Prof. Dr. Markus Gehrlein
I. Voraussetzungen.
Rn 5
Die Interventionswirkung hängt davon ab, dass die Streitverkündung formgerecht erklärt wurde (§ 73), den Zulässigkeitsvoraussetzungen des § 72 entspricht, für den Streitverkündeten die Möglichkeit einer Einflussnahme auf den Prozess bestand (BGH NJW 82, 281 f [BGH 08.10.1981 - VII ZR 341/80]; BGH NJW 15, 559 Rz 13) und vor Abschluss des Folgeprozesses eine rechtskräftige Sachentscheidung erging. Die Interventionswirkung tritt im Folgeprozess zwar nicht ein, soweit der dem Rechtsstreit im Vorprozess nicht beigetretene Streitverkündete im Falle seines Beitritts nach § 67 gehindert gewesen wäre, auf den Verlauf des Vorprozesses Einfluss zu nehmen. Tritt der Streitverkündete dem Rechtsstreit im Vorprozess jedoch nicht aufseiten des Streitverkünders, sondern aufseiten von dessen Prozessgegners bei, kommen ihm die sich aus § 67 ergebenden Beschränkungen der Interventionswirkung nicht zugute (BGH NJW 21, 1242 Rz 57).

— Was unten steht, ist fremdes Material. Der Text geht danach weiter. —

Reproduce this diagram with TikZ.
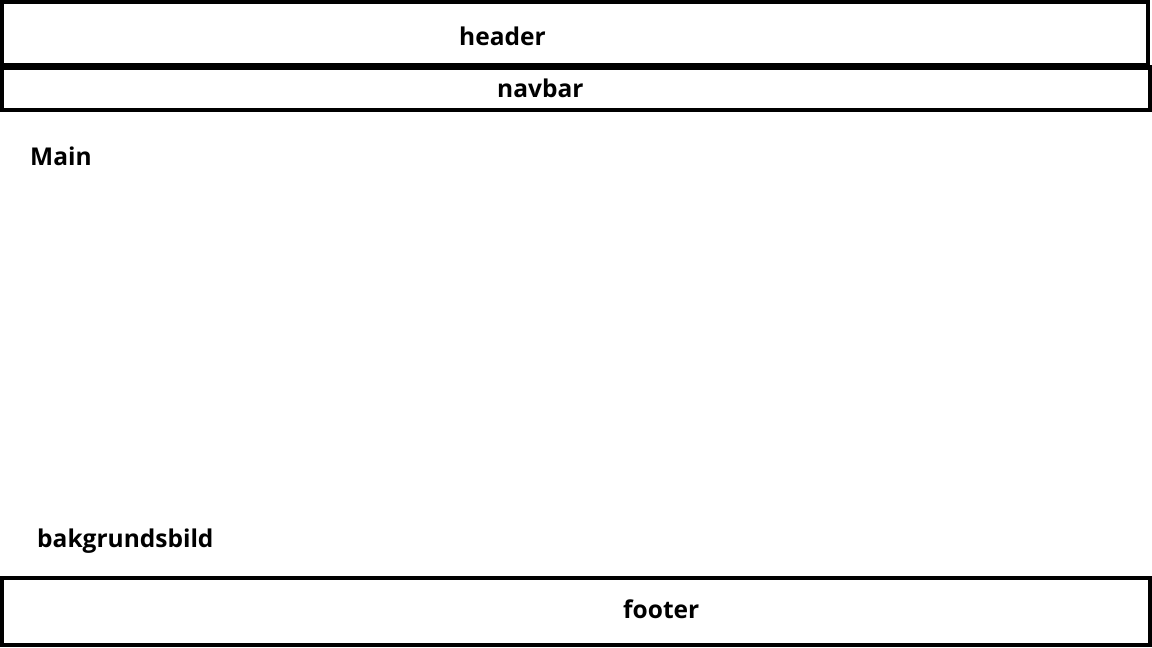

Die Interventionswirkung hängt nicht davon ab, dass der Prozess zum Nachteil des Streitverkünders ausging (BGHZ 70, 187, 189 = NJW 78, 643; BGHZ 65, 127, 131 = NJW 76, 39; BGHZ 36, 212, 214 = NJW 62, 387; aA Zö/Vollkommer Rz 6). Eine Streitverkündung ist auch dann zulässig, wenn der vermeintliche Anspruch gegen den Dritten, dessentwegen die Streitverkündung erfolgt, mit dem im Erstprozess vom Streitverkünder gemachten Anspruch in einem Verhältnis der wechselseitigen Ausschließung (Alternativverhältnis) steht. Soweit nur eine gesamtschuldnerische Haftung in Betracht kommt, ist eine Streitverkündung dagegen unzulässig (BGH NJW 15, 559 Rz 15). Das Alternativverhältnis kann auch aus tatsächlichen, nicht nur rechtlichen Gründen bestehen (BGH NJW 15, 559 [BGH 18.12.2014 - VII ZR 102/14] Rz 16 ff). Diese Voraussetzungen sind nur zu prüfen, sofern kein Beitritt erklärt wurde. Ist der Streitverkündete hingegen beigetreten, hatte eine Rüge nach § 71 keinen Erfolg oder wurde die Beteiligung des Streitverkündeten von keiner Partei beanstandet, entfällt eine weitere Prüfung (vgl oben Rn 3). Sind der Erst- und der Folgeprozess gleichzeitig anhängig, kann der Folgeprozess im Blick auf die Interventionswirkung nach § 148 ausgesetzt werden.
II. Rechtsfolgen.
Rn 6
Die Streitverkündung löst im Verhältnis zwischen Streitverkünder und Streitverkündetem die Interventionswirkung des § 68 aus. Danach kann der Dritte ggü der Hauptpartei in einem späteren Prozess keine Einwendungen erheben, die im Vorprozess geltend gemacht werden konnten (Brandbg NJW 21, 78 [BGH 22.07.2020 - XII ZB 228/20] Rz 21). Die Interventionswirkung, die nach Rücknahme der Streitverkündung entfällt (Köln OLGR 05, 219, 221), greift nach dem Wortlaut des Abs 3 (›gegen‹) nur zugunsten und nicht zuungunsten des Streitverkündenden ein. Sie wirkt also nur gegen den Dritten, nicht den, der ihm den Streit verkündet hat (BGH NJW 15, 1824 [BGH 27.01.2015 - VI ZR 467/13] Rz 7). Der Gegner des Streitverkünders ist von der Interventionswirkung nicht betroffen. Die Interventionswirkung bestimmt sich nach dem frühesten Zeitpunkt, zu dem im Anschluss an die Streitverkündung der Beitritt möglich war (Abs 3; BSG NJW 12, 956 [BSG 13.09.2011 - B 1 KR 4/11 R] Rz 11). Tritt der Streitverkündete tatsächlich bei, ist der möglicherweise spätere Zeitpunkt des Beitritts ohne Bedeutung. Erfolgte die Streitverkündung zu einem Zeitpunkt, in dem der Streitverkündete – etwa nach Schluss der mündlichen Verhandlung in der letzten Tatsacheninstanz – auf den Rechtsstreit keinen Einfluss mehr nehmen konnte, kommt eine Interventionswirkung nicht mehr zum Tragen (BGH NJW 82, 281 f [BGH 08.10.1981 - VII ZR 341/80]).